Cypermethrin is the most widely used Type II pyrethroid pesticide because of its high effectiveness against target species and its low mammalian toxicity reported so far. It is a fast-acting neurotoxin and is known to cause free radical-mediated tissue damage. The present study investigates the genotoxic effects of cypermethrin in multiple organs (brain, kidney, liver, spleen) and tissues (bone marrow, lymphocytes) of the mouse, using the alkaline comet assay. Male Swiss albino mice were given 12.5, 25, 50, 100, 200 mg/kg BW of cypermethrin intraperitoneally, daily for 5 consecutive days. A statistically significant (p<0.05) dose-dependent increase in DNA damage was observed in all the organs assessed, as evident from the comet-assay parameters, viz., Olive tail moment (OTM; arbitrary unit), tail DNA (%) and tail length (microm).
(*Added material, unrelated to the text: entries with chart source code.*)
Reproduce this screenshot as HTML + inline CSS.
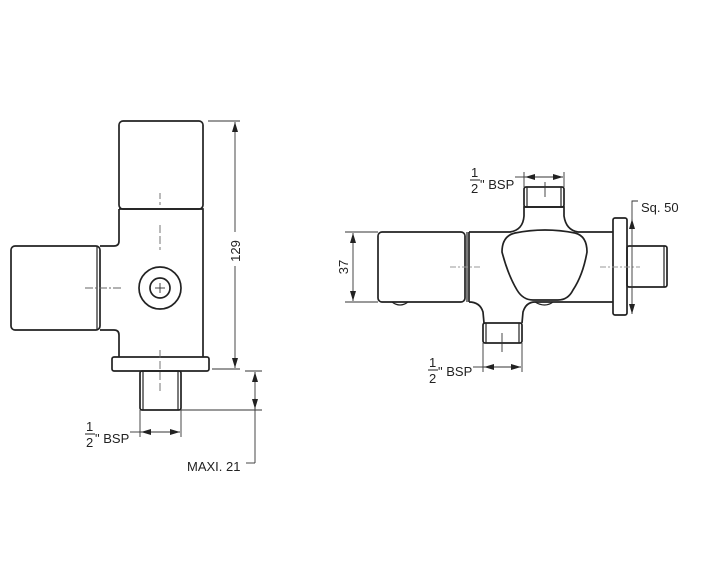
<!DOCTYPE html>
<html><head><style>
html,body{margin:0;padding:0;background:#fff;width:711px;height:588px;overflow:hidden}
svg{display:block}
text{font-family:"Liberation Sans","DejaVu Sans",sans-serif;fill:#222}
</style></head><body>
<svg width="711" height="588" viewBox="0 0 711 588" xmlns="http://www.w3.org/2000/svg">
<defs>
<marker id="a" viewBox="0 0 10 10" refX="10" refY="5" markerWidth="10" markerHeight="10" markerUnits="userSpaceOnUse" orient="auto-start-reverse"><path d="M0,2 L10,5 L0,8 z" fill="#222"/></marker>
</defs>
<g fill="none" stroke="#222" stroke-width="1.7">
<!-- LEFT VIEW -->
<rect x="119" y="121" width="84" height="88" rx="4"/>
<path d="M119,209 H203 V357 M119,209 V241 Q119,246 114,246 H100 M100,330 H114 Q119,330 119,335 V357"/>
<rect x="11" y="246" width="89" height="84" rx="4"/>
<line x1="97" y1="246" x2="97" y2="330" stroke-width="1.2"/>
<circle cx="160" cy="288" r="21"/>
<circle cx="160" cy="288" r="10"/>
<rect x="112" y="357" width="97" height="14" rx="2"/>
<rect x="140" y="371" width="41" height="39" rx="2"/>
<line x1="143" y1="371" x2="143" y2="410" stroke-width="1.2"/>
<line x1="178" y1="371" x2="178" y2="410" stroke-width="1.2"/>
</g>
<g stroke="#333" stroke-width="0.9" fill="none">
<line x1="160" y1="193" x2="160" y2="205" stroke-dasharray="6,3" stroke="#666"/>
<line x1="160" y1="225" x2="160" y2="250" stroke-dasharray="8,3" stroke="#666"/>
<line x1="85" y1="288" x2="122" y2="288" stroke-dasharray="8,2,2,2" stroke="#666"/>
<line x1="155" y1="288" x2="165" y2="288"/><line x1="160" y1="283" x2="160" y2="293"/>
<line x1="160" y1="350" x2="160" y2="392" stroke-dasharray="8,3" stroke="#666"/>
<!-- dims -->
<line x1="208" y1="121" x2="240" y2="121"/>
<line x1="235" y1="122" x2="235" y2="232" marker-start="url(#a)"/>
<line x1="235" y1="266" x2="235" y2="368" marker-end="url(#a)"/>
<line x1="212" y1="369" x2="240" y2="369"/>
<line x1="245" y1="371" x2="262" y2="371"/>
<line x1="181" y1="410" x2="262" y2="410"/>
<line x1="255" y1="372" x2="255" y2="463"/>
<line x1="255" y1="382" x2="255" y2="372" marker-end="url(#a)"/>
<line x1="255" y1="398" x2="255" y2="409" marker-end="url(#a)"/>
<line x1="246" y1="463" x2="255" y2="463"/>
<line x1="140" y1="410" x2="140" y2="437"/>
<line x1="181" y1="410" x2="181" y2="437"/>
<line x1="141" y1="432" x2="180" y2="432" marker-start="url(#a)" marker-end="url(#a)"/>
<line x1="130" y1="432" x2="141" y2="432"/>
</g>
<text x="240" y="251" font-size="13" transform="rotate(-90 240 251)" text-anchor="middle">129</text>
<text x="187" y="471" font-size="13">MAXI. 21</text>
<text x="86" y="431" font-size="13">1</text><line x1="85" y1="434" x2="95" y2="434" stroke="#222" stroke-width="1"/>
<text x="86" y="447" font-size="13">2</text>
<text x="95" y="443" font-size="13">" BSP</text>

<!-- RIGHT VIEW -->
<g fill="none" stroke="#222" stroke-width="1.7">
<rect x="378" y="232" width="87" height="70" rx="4"/>
<line x1="467" y1="232" x2="467" y2="302" stroke-width="1.2"/>
<path d="M469,232 H510 Q523,230 524,216 V207 H564 V216 Q566,230 578,232 H613 M613,302 H535"/>
<path d="M469,302 Q480,302 483,312 L484,323 M522,323 L523,312 Q526,302 535,302"/>
<path d="M515,233 Q502,236 502,252 Q508,275 517,290 Q523,300 533,300 H558 Q568,300 573,290 Q583,275 587,252 Q587,236 575,233 Q545,227 515,233 Z"/>
<line x1="469" y1="232" x2="469" y2="302"/>
<rect x="524" y="187" width="40" height="20" rx="2"/>
<line x1="527" y1="187" x2="527" y2="207" stroke-width="1.2"/><line x1="561" y1="187" x2="561" y2="207" stroke-width="1.2"/>
<rect x="483" y="323" width="39" height="20" rx="2"/>
<line x1="486" y1="323" x2="486" y2="343" stroke-width="1.2"/><line x1="519" y1="323" x2="519" y2="343" stroke-width="1.2"/>
<rect x="613" y="218" width="14" height="97" rx="2"/>
<rect x="627" y="246" width="40" height="41" rx="2"/>
<line x1="664" y1="246" x2="664" y2="287" stroke-width="1.2"/>
<path d="M392,302 Q400,308 408,302 M535,302 Q545,308 553,302" stroke-width="1.2"/>
</g>
<g stroke="#333" stroke-width="0.9" fill="none">
<line x1="450" y1="267" x2="480" y2="267" stroke-dasharray="6,2,2,2" stroke="#999"/>
<line x1="600" y1="267" x2="640" y2="267" stroke-dasharray="6,2,2,2" stroke="#999"/>
<line x1="545" y1="182" x2="545" y2="197"/>
<line x1="502" y1="333" x2="502" y2="352"/>
<line x1="345" y1="232" x2="378" y2="232"/>
<line x1="345" y1="302" x2="378" y2="302"/>
<line x1="353" y1="233" x2="353" y2="301" marker-start="url(#a)" marker-end="url(#a)"/>
<line x1="632" y1="219" x2="632" y2="314" marker-start="url(#a)" marker-end="url(#a)"/>
<path d="M632,219 V201 H638"/>
<line x1="524" y1="172" x2="524" y2="187"/><line x1="564" y1="172" x2="564" y2="187"/>
<line x1="525" y1="177" x2="563" y2="177" marker-start="url(#a)" marker-end="url(#a)"/>
<line x1="515" y1="177" x2="525" y2="177"/>
<line x1="483" y1="343" x2="483" y2="372"/><line x1="522" y1="343" x2="522" y2="372"/>
<line x1="484" y1="367" x2="521" y2="367" marker-start="url(#a)" marker-end="url(#a)"/>
<line x1="473" y1="367" x2="484" y2="367"/>
</g>
<text x="348" y="267" font-size="13" transform="rotate(-90 348 267)" text-anchor="middle">37</text>
<text x="641" y="212" font-size="13">Sq. 50</text>
<text x="471" y="177" font-size="13">1</text><line x1="470" y1="180" x2="480" y2="180" stroke="#222" stroke-width="1"/>
<text x="471" y="193" font-size="13">2</text>
<text x="480" y="189" font-size="13">" BSP</text>
<text x="429" y="367" font-size="13">1</text><line x1="428" y1="370" x2="438" y2="370" stroke="#222" stroke-width="1"/>
<text x="429" y="383" font-size="13">2</text>
<text x="438" y="376" font-size="13">" BSP</text>
</svg>
</body></html>
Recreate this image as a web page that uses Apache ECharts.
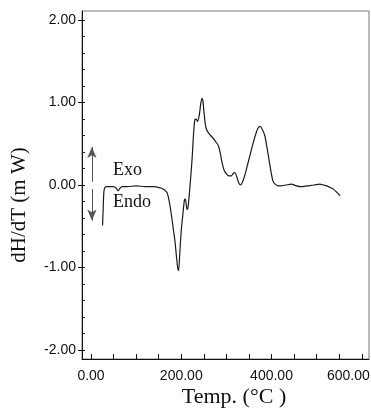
<!DOCTYPE html>
<html>
<head>
<meta charset="utf-8">
<script src="https://cdn.jsdelivr.net/npm/echarts@6/dist/echarts.min.js"></script>
<style>
  html, body { margin: 0; padding: 0; background: #fff; }
  #chart { width: 371px; height: 414px; }
</style>
</head>
<body>
<div id="chart"></div>
<script>
// DSC trace: heat flow derivative vs temperature
const temps = [25.5, 26.5, 28.5, 31, 35, 42, 50, 56, 60, 64, 69, 80, 100, 120, 140, 156, 163, 169, 174, 178,
  182, 186, 189, 192, 194, 197, 200, 204, 207, 209, 211, 213, 215, 218, 221, 224, 227, 230, 233, 236,
  240, 243, 246, 248, 250, 253, 256, 262, 270, 277, 282, 286, 290, 295, 301, 306, 311, 315, 319, 323,
  327, 331, 336, 342, 348, 355, 363, 369, 374, 379, 385, 391, 397, 403, 408, 414, 420, 432, 444, 455,
  465, 480, 495, 507, 515, 522, 530, 537, 545, 552];
const heatFlow = [-0.49, -0.35, -0.08, -0.03, -0.02, -0.02, -0.02, -0.04, -0.07, -0.04, -0.02, -0.02, -0.01, -0.02, -0.02, -0.04, -0.06, -0.10, -0.22, -0.36,
  -0.52, -0.68, -0.85, -1.00, -1.04, -0.80, -0.55, -0.33, -0.18, -0.17, -0.24, -0.30, -0.27, -0.10, 0.10, 0.32, 0.60, 0.79, 0.80, 0.77,
  0.85, 0.98, 1.05, 1.02, 0.90, 0.75, 0.67, 0.62, 0.57, 0.52, 0.48, 0.40, 0.28, 0.18, 0.13, 0.11, 0.11, 0.14, 0.15, 0.10,
  0.03, 0.00, 0.04, 0.14, 0.27, 0.42, 0.58, 0.68, 0.71, 0.68, 0.60, 0.42, 0.22, 0.05, 0.01, -0.01, -0.01, 0.00, 0.01, -0.01,
  -0.02, -0.01, 0.00, 0.01, 0.00, -0.01, -0.03, -0.05, -0.09, -0.13];

const xTickValues = [0, 50, 100, 150, 200, 250, 300, 350, 400, 450, 500, 550, 600];
const xLabelValues = [0, 200, 400, 600];
const yLabelValues = [-2, -1, 0, 1, 2];
const yTickValues = [-2, -1.8, -1.6, -1.4, -1.2, -1, -0.8, -0.6, -0.4, -0.2, 0, 0.2, 0.4, 0.6, 0.8, 1, 1.2, 1.4, 1.6, 1.8, 2];

const xTitle = 'Temp. (°C )';
const yTitle = 'dH/dT (m W)';

const points = temps.map((t, i) => [t, heatFlow[i]]);

const labelFont = { fontFamily: 'Liberation Sans, Arial, sans-serif', fontSize: 14, color: '#111' };
const serif = 'Liberation Serif, Times New Roman, serif';

const chart = echarts.init(document.getElementById('chart'), null, { renderer: 'canvas' });
chart.setOption({
  animation: false,
  backgroundColor: '#fff',
  grid: {
    left: 82, top: 11, right: 2, bottom: 55,
    outerBoundsMode: 'none', containLabel: false,
    show: true, borderColor: '#777', borderWidth: 1, backgroundColor: 'transparent'
  },
  xAxis: {
    type: 'value', min: -20, max: 616,
    axisLine: { show: true, onZero: false, lineStyle: { color: '#111', width: 1 } },
    axisTick: { show: true, inside: true, length: 5, customValues: xTickValues, lineStyle: { color: '#111' } },
    axisLabel: Object.assign({
      customValues: xLabelValues, margin: 10, alignMaxLabel: 'right',
      formatter: v => v === 600 ? '{last|' + v.toFixed(2) + '}' : v.toFixed(2),
      rich: { last: Object.assign({ padding: [0, -8, 0, 0] }, labelFont) }
    }, labelFont),
    splitLine: { show: false }
  },
  yAxis: [{
    // all ticks point into the plot; labels every 1.00
    type: 'value', min: -2.11, max: 2.11, position: 'left',
    axisLine: { show: true, onZero: false, lineStyle: { color: '#111', width: 1 } },
    axisTick: { show: true, inside: true, length: 3, customValues: yTickValues, lineStyle: { color: '#222' } },
    axisLabel: Object.assign({ customValues: yLabelValues, margin: 6, formatter: v => v.toFixed(2) }, labelFont),
    splitLine: { show: false }
  }, {
    // short outward ticks at the labelled values
    type: 'value', min: -2.11, max: 2.11, position: 'left',
    axisLine: { show: false, onZero: false },
    axisTick: { show: true, inside: false, length: 4, customValues: yLabelValues, lineStyle: { color: '#111' } },
    axisLabel: { show: false },
    splitLine: { show: false }
  }],
  series: [{
    type: 'line',
    data: points,
    showSymbol: false,
    smooth: 0.25,
    lineStyle: { color: '#1a1a1a', width: 1.2 },
    markLine: {
      silent: true,
      symbol: ['none', 'arrow'],
      symbolSize: [7, 11],
      label: { show: false },
      lineStyle: { color: '#555', width: 1, type: 'solid' },
      data: [
        [{ coord: [2, 0.04] }, { coord: [2, 0.46] }],
        [{ coord: [2, -0.05] }, { coord: [2, -0.43] }]
      ]
    }
  }],
  graphic: [
    { type: 'text', left: 113, top: 161, style: { text: 'Exo', font: '18px ' + serif, fill: '#111' } },
    { type: 'text', left: 113, top: 193, style: { text: 'Endo', font: '18px ' + serif, fill: '#111' } },
    { type: 'text', x: 234, y: 397, style: { text: xTitle, font: '22px ' + serif, fill: '#111', align: 'center', verticalAlign: 'middle' } },
    { type: 'text', x: 19, y: 205, rotation: Math.PI / 2, style: { text: yTitle, font: '21px ' + serif, fill: '#111', align: 'center', verticalAlign: 'middle' } }
  ]
});
</script>
</body>
</html>
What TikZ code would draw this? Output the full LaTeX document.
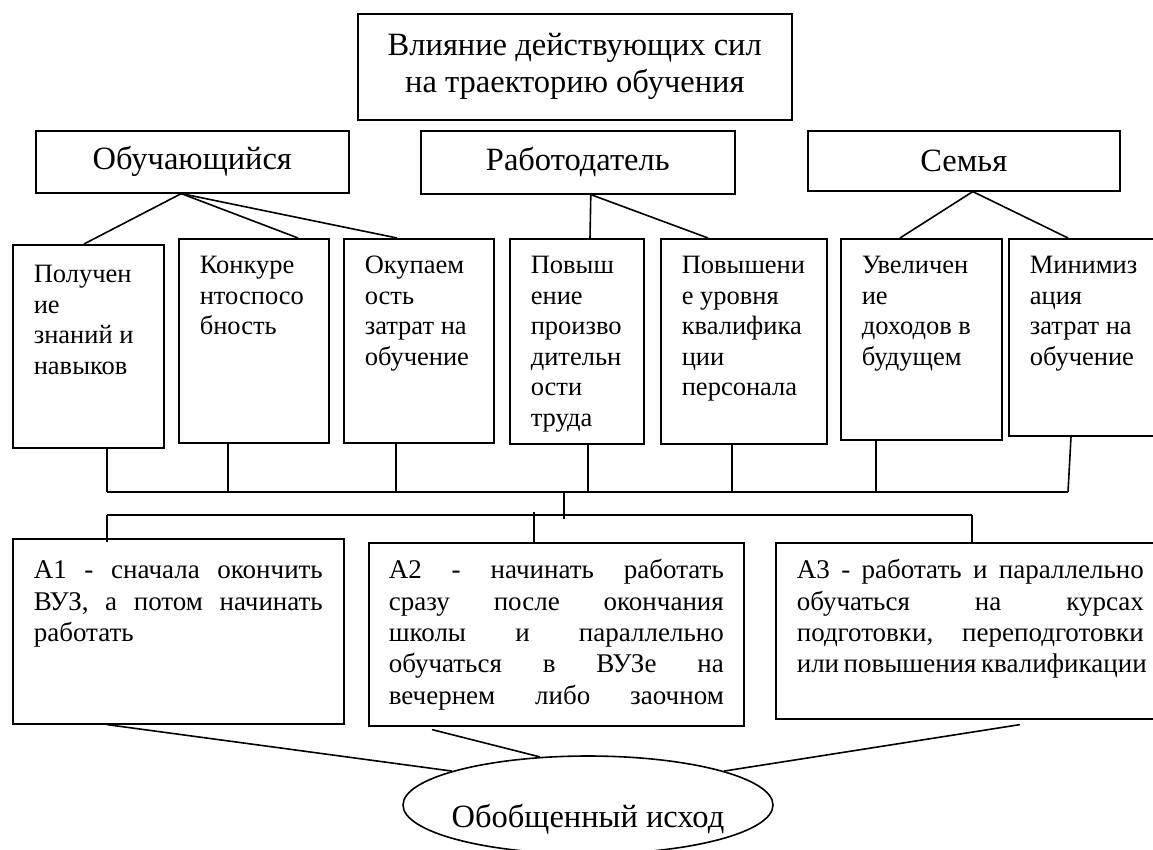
\documentclass[tikz,border=0pt]{standalone}
\usepackage{fontspec}
\setmainfont{Liberation Serif}
\usetikzlibrary{shapes.geometric}
\newcommand{\cellbox}[4]{\begin{minipage}[t][#2pt][t]{#1pt}\raggedright\rule{0pt}{#3pt}#4\end{minipage}}
\newcommand{\jline}[1]{\makebox[\linewidth][s]{#1}\par}
\begin{document}
\begin{tikzpicture}[x=1pt,y=-1pt,
  big/.style={font=\fontsize{32.5}{37}\selectfont},
  txt/.style={font=\fontsize{26.5}{30.5}\selectfont},
  alt/.style={font=\fontsize{27}{31.3}\selectfont},
  hdr/.style={draw, line width=1.6pt, inner sep=0pt, anchor=north west, align=center, big},
  frame/.style={draw, line width=1.6pt, inner xsep=21pt, inner ysep=0pt, anchor=north west, txt},
  conn/.style={line width=1.6pt}]
\useasboundingbox (0,0) rectangle (1153,850);
\fill[white] (0,0) rectangle (1153,850);
\clip (0,0) rectangle (1153,850);

% title and actors
\node[hdr, minimum width=434pt, minimum height=106pt] (title) at (357,13) {Влияние действующих сил\\на траекторию обучения};
\node[hdr, minimum width=313pt, minimum height=62pt] (ob) at (35,130) {Обучающийся};
\node[hdr, minimum width=314pt, minimum height=63pt] (rab) at (420,130) {Работодатель};
\node[hdr, minimum width=312pt, minimum height=60pt] (sem) at (807,130) {Семья};

% factor boxes
\node[frame] (b1) at (12,244) {\cellbox{109}{203}{38}{Получен\\ие\\знаний и\\навыков}};
\node[frame] (b2) at (178,238) {\cellbox{108}{204}{35}{Конкуре\\нтоспосо\\бность}};
\node[frame] (b3) at (343,238) {\cellbox{108}{204}{35}{Окупаем\\ость\\затрат на\\обучение}};
\node[frame] (b4) at (509,238) {\cellbox{92}{205}{35}{Повыш\\ение\\произво\\дительн\\ости\\труда}};
\node[frame] (b5) at (660,238) {\cellbox{124}{205}{35}{Повышени\\е уровня\\квалифика\\ции\\персонала}};
\node[frame] (b6) at (840,238) {\cellbox{119}{201}{35}{Увеличен\\ие\\доходов в\\будущем}};
\node[frame] (b7) at (1008,238) {\cellbox{115}{197}{35}{Минимиз\\ация\\затрат на\\обучение}};

% alternatives
\node[frame, alt] (A1) at (12,538) {\cellbox{289}{185}{40}{\jline{А1 - сначала окончить}\jline{ВУЗ, а потом начинать}работать}};
\node[frame, inner xsep=20pt, alt] (A2) at (368,542) {\cellbox{335}{183}{36}{\jline{А2 - начинать работать}\jline{сразу после окончания}\jline{школы и параллельно}\jline{обучаться в ВУЗе на}\jline{вечернем либо заочном}}};
\node[frame, alt] (A3) at (775,542) {\cellbox{347}{176}{36}{\jline{А3 - работать и параллельно}\jline{обучаться на курсах}\jline{подготовки, переподготовки}\jline{или повышения квалификации}}};

% outcome
\node[ellipse, draw, line width=1.6pt, minimum width=370pt, minimum height=98pt, inner sep=0pt, text height=44pt, text depth=0pt, big] (out) at (588,805) {\makebox[200pt][c]{Обобщенный исход}};

% actor connectors
\draw[conn] ([xshift=-11pt]ob.south) -- ([xshift=72pt]b1.north west);
\draw[conn] ([xshift=-11pt]ob.south) -- ([xshift=120pt]b2.north west);
\draw[conn] ([xshift=-11pt]ob.south) -- ([xshift=54pt]b3.north west);
\draw[conn] ([xshift=13pt]rab.south) -- ([xshift=81pt]b4.north west);
\draw[conn] ([xshift=13pt]rab.south) -- ([xshift=48pt]b5.north west);
\draw[conn] ([xshift=9pt]sem.south) -- ([xshift=60pt]b6.north west);
\draw[conn] ([xshift=9pt]sem.south) -- ([xshift=60pt]b7.north west);

% bus
\coordinate (busL) at (107,492);
\coordinate (busR) at (1068,492);
\draw[conn] (busL) -- (busR);
\draw[conn] ([xshift=95pt]b1.south west) -- (busL);
\foreach \n/\x in {b2/50, b3/53, b4/79, b5/72, b6/36}
  \draw[conn] ([xshift=\x pt]\n.south west) -- ([xshift=\x pt]\n.south west |- busL);
\draw[conn] ([xshift=63pt]b7.south west) -- (busR);
\coordinate (mid) at (564,492);
\draw[conn] (mid) -- ++(0,27);
\coordinate (bus2L) at (107,515);
\coordinate (bus2R) at (972,515);
\draw[conn] (bus2L) -- (bus2R);
\draw[conn] (bus2L) -- ([xshift=95pt,yshift=-4pt]A1.north west);
\draw[conn] ([xshift=166pt]A2.north west) -- ++(0,-30);
\draw[conn] (bus2R) -- ([xshift=197pt]A3.north west);

% outcome connectors
\draw[conn] ([xshift=95pt]A1.south west) -- (out.166);
\draw[conn] ([xshift=64pt,yshift=-3pt]A2.south west) -- (out.135);
\draw[conn] ([xshift=245pt,yshift=-5pt]A3.south west) -- (out.14);
\end{tikzpicture}
\end{document}
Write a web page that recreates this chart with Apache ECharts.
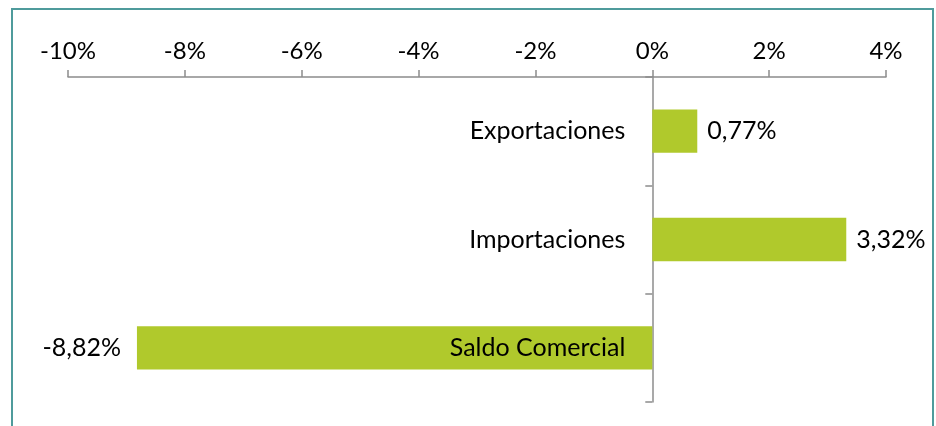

Brain showed maximum DNA damage followed by spleen>kidney>bone marrow>liver>lymphocytes, as evident by the OTM. Our data demonstrate that cypermethrin induces systemic genotoxicity in mammals as it causes DNA damage in vital organs like brain, liver, kidney, apart from that in the hematopoietic system.

Cypermethrin-induced oxidative stress in rat brain and liver is prevented by vitamin E or allopurinol

Considering that the involvement of reactive oxygen species (ROS) has been implicated in the toxicity of various pesticides, this study was designed to investigate the possibility of oxidative stress induction by cypermethrin, a Type II pyrethroid. Either single (170 mg/kg) or repeated (75 mg/kg per day for 5 days) oral administration of cypermethrin was found to produce significant oxidative stress in cerebral and hepatic tissues of rats, as was evident by the elevation of the level of thiobarbituric acid reactive substances (TBARS) in both tissues, either 4 or 24 h after treatment. Much higher changes were observed in liver, increasing from a level of 60% at 4 h up to nearly 4 times the control at 24 h for single dose. Reduced levels (up to 20%) of total glutathione (total GSH), and elevation of conjugated dienes ( approximately 60% in liver by single dose at 4 h) also indicated the presence of an oxidative insult. Glutathione-S-transferase (GST) activity, however, did not differ from control values for any dose or at any time point in cerebral and hepatic tissues. Pretreatment of rats with allopurinol (100 mg/kg, ip) or Vitamin E (100 mg/kg per day, ig, for 3 days and a dose of 40 mg/kg on the 4th day) provided significant protection against the elevation of TBARS levels in cerebral and hepatic tissues, induced by single high dose of oral cypermethrin administration within 4 h. Thus, the results suggest that cypermethrin exposure of rats results in free radical-mediated tissue damage, as indicated by elevated cerebral and hepatic lipid peroxidation, which was prevented by allopurinol and Vitamin E.